= Tomlinson Fort Jr. =

Tomlinson Fort Jr. (April 16, 1932 - September 13, 2012) served as head of the Chemical Engineering departments at Carnegie Mellon and Vanderbilt University. Throughout a 40-year career in education, Fort served as Provost at Missouri–Rolla and Provost and Vice President of Cal Poly.

== Early life ==
Fort grew up in Athens, Georgia, where his father was Regents Professor and Head of the Mathematics Department at the University of Georgia. Fort attended Athens High and the University of Georgia, where he graduated in 1952. His great-grandfather Tomlinson Fort was elected to the 20th United States Congress.

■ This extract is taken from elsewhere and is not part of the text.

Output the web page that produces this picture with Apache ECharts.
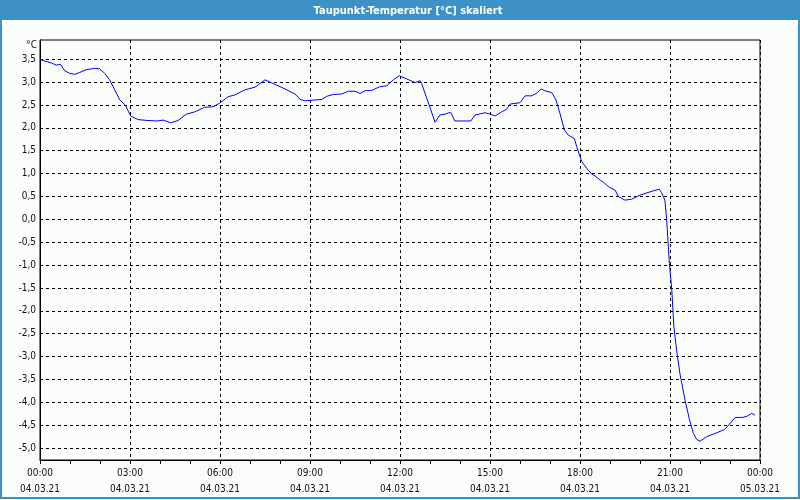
<!DOCTYPE html>
<html>
<head>
<meta charset="utf-8">
<script src="https://cdn.jsdelivr.net/npm/echarts@6/dist/echarts.min.js"></script>
<style>
html,body{margin:0;padding:0;background:#fbfdfb;}
#chart{width:800px;height:500px;}
</style>
</head>
<body>
<div id="chart"></div>
<script>
const titleText = 'Taupunkt-Temperatur [°C] skaliert';
const unitLabel = '°C';
const hours = [0, 0.38, 0.54, 0.68, 0.82, 0.99, 1.16, 1.32, 1.54, 1.82, 1.99, 2.16, 2.32, 2.49, 2.66, 2.84, 3.02, 3.27, 3.6, 3.93, 4.1, 4.36, 4.6, 4.88, 5.16, 5.49, 5.77, 5.99, 6.27, 6.5, 6.83, 7.17, 7.5, 7.83, 8.17, 8.5, 8.67, 8.83, 9.17, 9.39, 9.56, 9.78, 10.06, 10.28, 10.5, 10.67, 10.83, 11.06, 11.33, 11.56, 11.78, 11.97, 12.22, 12.5, 12.67, 12.72, 12.89, 13.17, 13.33, 13.5, 13.69, 13.83, 14.36, 14.5, 14.83, 15.0, 15.17, 15.39, 15.56, 15.67, 16.0, 16.17, 16.39, 16.56, 16.7, 16.83, 17.06, 17.2, 17.33, 17.48, 17.61, 17.81, 17.89, 17.98, 18.06, 18.22, 18.39, 18.5, 18.67, 18.78, 18.98, 19.17, 19.28, 19.5, 19.72, 20.0, 20.33, 20.64, 20.72, 20.83, 20.89, 20.98, 21.06, 21.13, 21.22, 21.33, 21.5, 21.64, 21.78, 21.89, 22.0, 22.22, 22.5, 22.83, 23.02, 23.17, 23.42, 23.58, 23.72, 23.83];
const temps = [3.49, 3.42, 3.37, 3.39, 3.25, 3.19, 3.17, 3.21, 3.27, 3.30, 3.29, 3.19, 3.05, 2.83, 2.61, 2.50, 2.26, 2.18, 2.16, 2.15, 2.17, 2.11, 2.16, 2.30, 2.35, 2.45, 2.46, 2.54, 2.68, 2.72, 2.83, 2.89, 3.05, 2.95, 2.85, 2.74, 2.62, 2.59, 2.61, 2.62, 2.69, 2.73, 2.74, 2.80, 2.80, 2.75, 2.81, 2.82, 2.90, 2.92, 3.05, 3.14, 3.07, 2.99, 3.03, 2.97, 2.65, 2.12, 2.28, 2.30, 2.34, 2.15, 2.15, 2.28, 2.33, 2.30, 2.26, 2.35, 2.41, 2.52, 2.55, 2.70, 2.70, 2.76, 2.85, 2.81, 2.77, 2.61, 2.32, 1.95, 1.84, 1.77, 1.59, 1.41, 1.26, 1.12, 0.99, 0.95, 0.86, 0.81, 0.70, 0.64, 0.50, 0.42, 0.44, 0.53, 0.60, 0.66, 0.58, 0.42, -0.02, -0.96, -1.55, -2.35, -2.86, -3.37, -3.95, -4.35, -4.68, -4.81, -4.85, -4.75, -4.68, -4.59, -4.45, -4.33, -4.33, -4.30, -4.24, -4.28];
const yTicks = [-5, -4.5, -4, -3.5, -3, -2.5, -2, -1.5, -1, -0.5, 0, 0.5, 1, 1.5, 2, 2.5, 3, 3.5];
const xTickHours = [0, 3, 6, 9, 12, 15, 18, 21, 24];
const xTickTimes = ['00:00', '03:00', '06:00', '09:00', '12:00', '15:00', '18:00', '21:00', '00:00'];
const xTickDates = ['04.03.21', '04.03.21', '04.03.21', '04.03.21', '04.03.21', '04.03.21', '04.03.21', '04.03.21', '05.03.21'];

const font = "'DejaVu Sans Condensed', 'DejaVu Sans', sans-serif";
const chart = echarts.init(document.getElementById('chart'), null, {renderer: 'canvas'});
const dashed = {color: '#000', width: 1, type: [3, 3]};
chart.setOption({
  backgroundColor: '#fbfdfb',
  animation: false,
  graphic: [
    {type: 'rect', z: -1, shape: {x: 0, y: 0, width: 800, height: 20}, style: {fill: '#3d91c7'}},
    {type: 'rect', z: -1, shape: {x: 1, y: 0, width: 798, height: 498}, style: {fill: 'none', stroke: '#3d91c7', lineWidth: 2}},
    {type: 'text', x: 408, y: 11, style: {text: titleText, align: 'center', verticalAlign: 'middle', fill: '#fff', font: 'bold 11px ' + font}},
    {type: 'text', x: 37, y: 45, style: {text: unitLabel, align: 'right', verticalAlign: 'middle', fill: '#111', font: '10px ' + font}}
  ],
  grid: {left: 40, right: 40, top: 40, bottom: 40, show: true, borderColor: '#000', borderWidth: 1, backgroundColor: 'transparent'},
  xAxis: {
    type: 'value', min: 0, max: 24, interval: 3,
    axisLine: {show: true, onZero: false, lineStyle: {color: '#000', width: 1}},
    axisTick: {show: true, length: 4, lineStyle: {color: '#000'}},
    minorTick: {show: true, splitNumber: 3, length: 4, lineStyle: {color: '#000'}},
    splitLine: {show: true, lineStyle: dashed},
    axisLabel: {
      margin: 5, lineHeight: 16, color: '#111', fontSize: 10, fontFamily: font,
      showMinLabel: true, showMaxLabel: true, hideOverlap: false,
      formatter: v => {
        const i = xTickHours.indexOf(Math.round(v));
        return i < 0 ? '' : xTickTimes[i] + '\n' + xTickDates[i];
      }
    }
  },
  yAxis: {
    type: 'value', min: -5.26, max: 3.92,
    axisLine: {show: true, onZero: false, lineStyle: {color: '#000'}},
    axisTick: {show: false, customValues: yTicks},
    splitLine: {show: true, lineStyle: dashed},
    axisLabel: {
      customValues: yTicks, margin: 4, color: '#111', fontSize: 10, fontFamily: font,
      formatter: v => v.toFixed(1).replace('.', ',')
    }
  },
  series: [{
    type: 'line', showSymbol: false, symbol: 'none', smooth: false,
    lineStyle: {color: '#0000ff', width: 1},
    data: hours.map((h, i) => [h, temps[i]])
  }]
});
</script>
</body>
</html>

While at Georgia, Fort was initiated into the Delta Chapter of the Sigma Chi fraternity. He is a member of the Order of Constantine, and during his career in education, he helped found Sigma Chi chapters at Missouri–Rolla and Cal Poly.

== Career ==
He served on the faculties at Case Western Reserve University, Carnegie Mellon University, the University of Missouri–Rolla and California Polytechnic State University before going to Vanderbilt in 1989. He was head of the Chemical Engineering departments at Carnegie Mellon and Vanderbilt and was Provost at the University of Missouri–Rolla and Provost and Vice President at Cal Poly.